UW-Madison’s Laura Minero has been selected as an awardee in the Ford Foundation's 2016 Predoctoral Fellowship Competition.

This award provides financial support for three years and the opportunity to participate in the Conference of Ford Fellows. 

Minero plans to use this funding to develop a mixed-method study that assesses the role and influence of U.S. detention centers on undocumented transgender individuals’ mental health and wellness. She hopes this work will better inform the teaching and implementation of multiculturally competent interventions, psychological assessments and political asylum evaluations with undocumented immigrant, transgender individuals.

Minero is a second-year Ph.D. student with the School of Education’s Department of Counseling Psychology. She received her bachelor’s degree in psychology, with a minor in sociology, from California State University, Fullerton, where she also went on to receive her master’s degree in psychology and was recognized as the “Outstanding Masters Student of the Year.”

Minero and her parents immigrated to the United States when she was 5-years-old from Guadalajara, Jalisco, Mexico.

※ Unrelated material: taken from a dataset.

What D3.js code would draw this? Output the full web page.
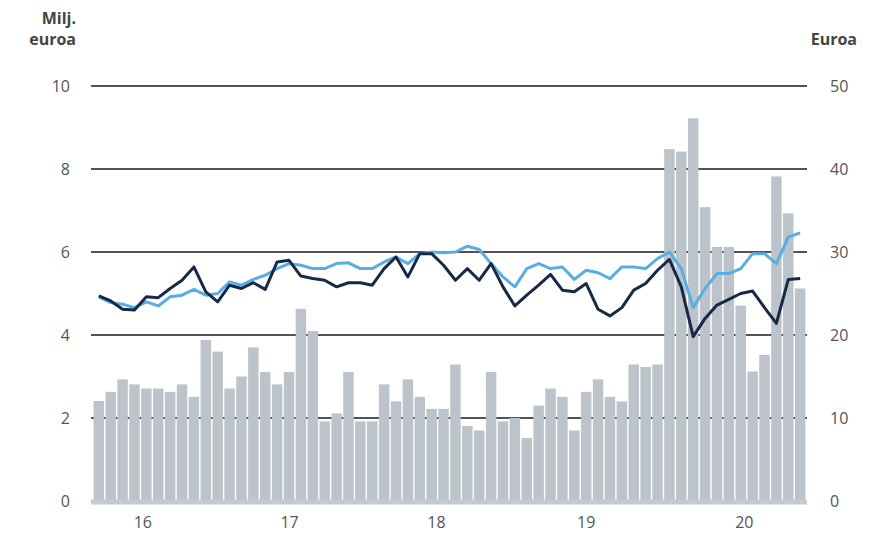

“My parents were unable to secure visas or lawful status to immigrate to the United States, so we have consequently lived in the shadows of the American Dream for about 20 years now,” says Minero, who notes she was raised in a small, rural farming community in California and has faced many obstacles and barriers en route to pursuing her Ph.D. at UW-Madison.

She explains that it was the implementation of the Deferred Action for Early Childhood Arrivals (DACA) in 2012 that finally afforded her the privilege to pursue doctoral studies with more flexibility and to travel within the United States without fear of deportation.

“The intersection of my identities as a self identified, undocumented, queer, women of color holds great impetus and fuels my passionate for working with marginalized communities who may experience discrimination and oppression resulting in high levels of minority stress,” says Minero. “In particular, I am developing an expertise in examining how policy and exclusion in various sectors of U.S. society impacts the lived experiences of undocumented immigrant and LGBTQ+ communities. My hope is to be able to identify how to better serve these populations through more inclusive implementation of policy and distribution of services.”

Minero was one of approximately 60 fellows selected out of more than 1,500 applications for the Ford Foundation's 2016 Predoctoral Fellowship Competition. These fellowships were awarded based upon the following criteria: demonstration of superior academic achievement; commitment to a career in teaching and research at the college or university level; shown promise of future achievement as scholars and teachers; and preparedness to use diversity as a resource for enriching the education of all students.

“Considering the barriers I have and continue to encounter in pursuit of higher education, I was shocked to have been selected as one of this year’s Predoctoral Ford Fellows,” says Minero. “The chance of an undocumented student receiving something like this feels like a one-in-a-billion opportunity.”